------ Records for this exercise
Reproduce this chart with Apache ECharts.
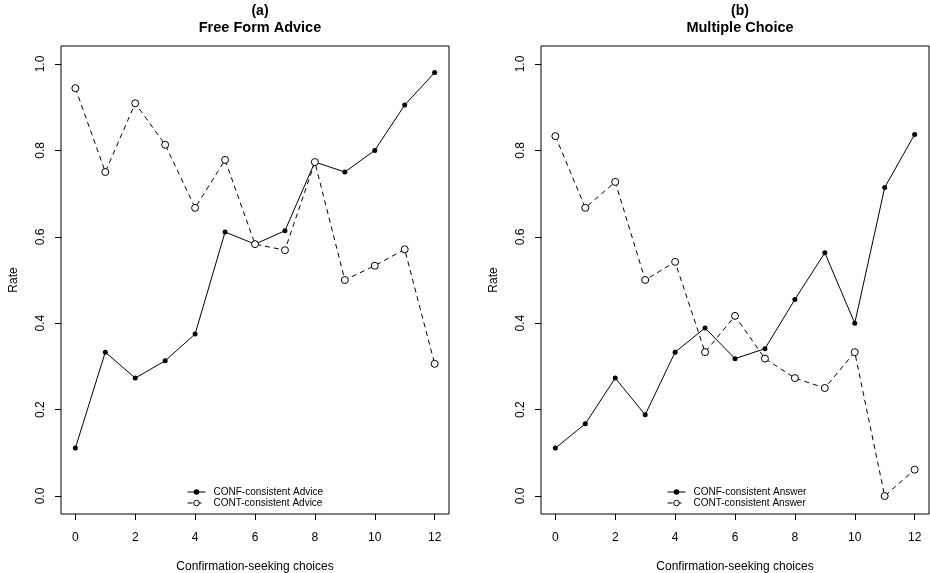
------------
------ Records for this exercise
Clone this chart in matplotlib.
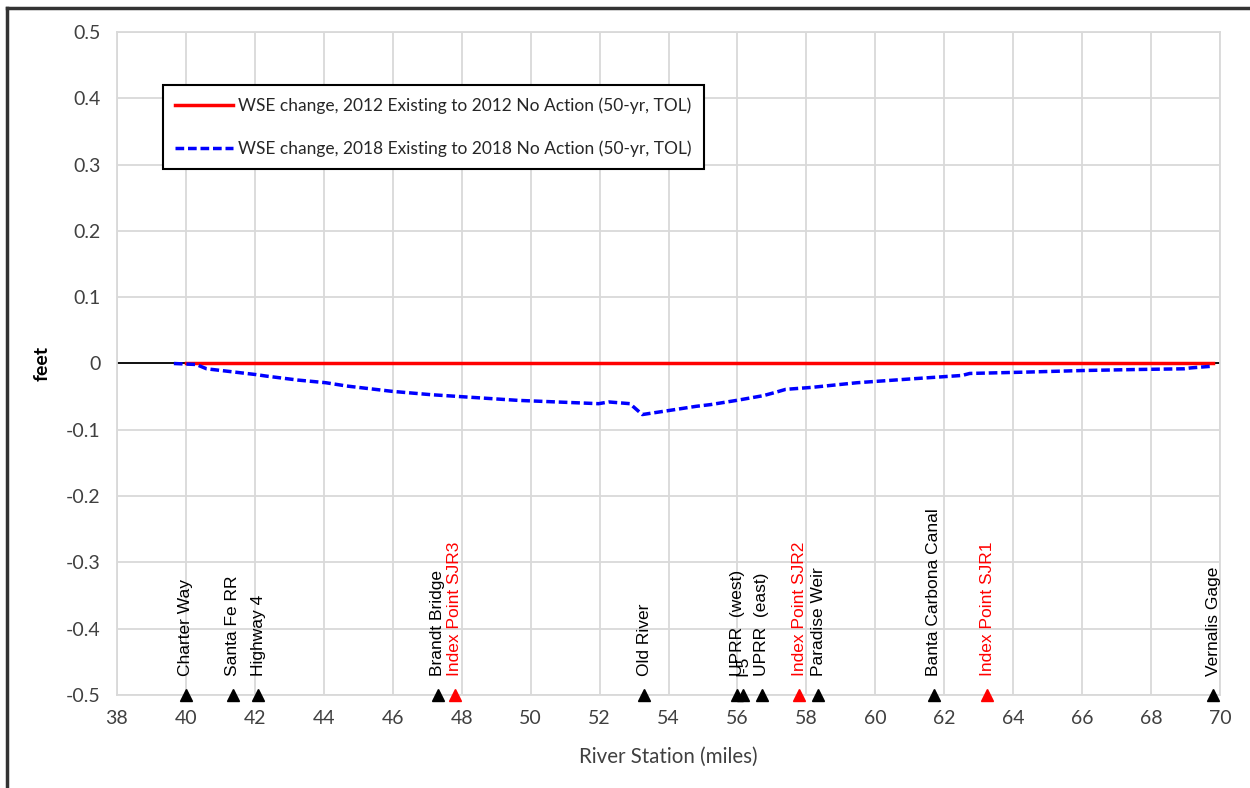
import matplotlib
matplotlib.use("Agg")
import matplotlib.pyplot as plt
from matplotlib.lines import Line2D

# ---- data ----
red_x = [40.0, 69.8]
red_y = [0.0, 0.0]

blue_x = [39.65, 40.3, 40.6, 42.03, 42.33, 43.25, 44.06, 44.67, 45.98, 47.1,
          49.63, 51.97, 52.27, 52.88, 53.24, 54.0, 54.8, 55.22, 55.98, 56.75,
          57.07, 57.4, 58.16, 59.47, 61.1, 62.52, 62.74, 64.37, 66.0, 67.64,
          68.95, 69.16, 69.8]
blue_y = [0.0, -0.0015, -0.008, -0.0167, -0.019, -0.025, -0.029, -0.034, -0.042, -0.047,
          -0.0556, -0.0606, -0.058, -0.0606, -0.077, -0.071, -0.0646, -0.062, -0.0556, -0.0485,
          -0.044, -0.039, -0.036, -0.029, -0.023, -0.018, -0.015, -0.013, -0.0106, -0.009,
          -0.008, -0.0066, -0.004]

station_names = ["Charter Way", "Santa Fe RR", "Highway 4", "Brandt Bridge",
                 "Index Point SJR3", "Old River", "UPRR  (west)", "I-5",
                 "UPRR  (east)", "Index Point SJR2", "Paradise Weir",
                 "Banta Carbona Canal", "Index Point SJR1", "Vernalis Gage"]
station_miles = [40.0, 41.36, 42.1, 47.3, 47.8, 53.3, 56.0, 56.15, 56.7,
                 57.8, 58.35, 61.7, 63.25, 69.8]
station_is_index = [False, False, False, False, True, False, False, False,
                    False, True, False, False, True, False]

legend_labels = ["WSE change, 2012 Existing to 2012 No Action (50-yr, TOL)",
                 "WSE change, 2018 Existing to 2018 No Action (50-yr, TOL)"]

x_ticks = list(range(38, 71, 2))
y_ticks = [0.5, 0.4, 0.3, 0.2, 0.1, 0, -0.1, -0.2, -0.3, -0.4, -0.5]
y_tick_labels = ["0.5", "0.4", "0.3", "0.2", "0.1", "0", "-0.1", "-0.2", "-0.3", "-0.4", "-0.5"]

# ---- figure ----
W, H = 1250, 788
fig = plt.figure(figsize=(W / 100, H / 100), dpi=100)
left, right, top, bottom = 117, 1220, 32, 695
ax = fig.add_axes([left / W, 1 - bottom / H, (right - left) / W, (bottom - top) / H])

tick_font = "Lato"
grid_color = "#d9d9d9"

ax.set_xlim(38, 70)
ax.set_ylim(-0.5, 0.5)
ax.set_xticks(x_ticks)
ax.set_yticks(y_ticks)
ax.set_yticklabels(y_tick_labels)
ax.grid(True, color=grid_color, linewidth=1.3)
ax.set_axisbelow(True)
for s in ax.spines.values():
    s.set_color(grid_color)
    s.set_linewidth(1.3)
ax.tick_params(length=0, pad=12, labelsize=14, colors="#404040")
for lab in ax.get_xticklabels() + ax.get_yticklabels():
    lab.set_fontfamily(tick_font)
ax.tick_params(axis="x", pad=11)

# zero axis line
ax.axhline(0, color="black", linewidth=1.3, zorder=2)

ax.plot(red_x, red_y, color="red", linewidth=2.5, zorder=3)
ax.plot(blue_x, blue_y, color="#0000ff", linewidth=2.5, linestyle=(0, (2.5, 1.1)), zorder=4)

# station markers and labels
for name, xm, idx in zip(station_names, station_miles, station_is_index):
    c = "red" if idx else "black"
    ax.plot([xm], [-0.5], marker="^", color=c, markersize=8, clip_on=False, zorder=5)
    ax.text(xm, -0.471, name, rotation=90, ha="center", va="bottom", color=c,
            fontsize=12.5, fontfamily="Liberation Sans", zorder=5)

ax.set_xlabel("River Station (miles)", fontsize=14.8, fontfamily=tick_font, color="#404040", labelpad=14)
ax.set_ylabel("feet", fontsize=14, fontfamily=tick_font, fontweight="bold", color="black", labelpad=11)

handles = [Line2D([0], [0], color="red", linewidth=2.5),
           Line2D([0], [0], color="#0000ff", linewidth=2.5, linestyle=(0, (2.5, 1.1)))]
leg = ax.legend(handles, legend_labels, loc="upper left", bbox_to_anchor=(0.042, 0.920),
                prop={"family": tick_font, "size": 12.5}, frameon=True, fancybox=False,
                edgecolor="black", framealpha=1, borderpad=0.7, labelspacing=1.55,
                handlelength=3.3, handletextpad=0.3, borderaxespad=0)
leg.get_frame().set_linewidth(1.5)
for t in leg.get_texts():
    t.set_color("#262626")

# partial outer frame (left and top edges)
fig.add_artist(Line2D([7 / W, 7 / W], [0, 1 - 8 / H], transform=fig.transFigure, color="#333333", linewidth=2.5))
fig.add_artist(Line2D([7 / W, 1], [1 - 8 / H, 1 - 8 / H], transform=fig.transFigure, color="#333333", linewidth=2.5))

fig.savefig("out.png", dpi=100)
------------
Problem details: All lines above from the one containing "Clone this chart in matplotlib." through the one containing "red_y = [0.0, 0.0]" are to be quoted exactly, and only those; pictures are left out.

Response below:
Clone this chart in matplotlib.
import matplotlib
matplotlib.use("Agg")
import matplotlib.pyplot as plt
from matplotlib.lines import Line2D

# ---- data ----
red_x = [40.0, 69.8]
red_y = [0.0, 0.0]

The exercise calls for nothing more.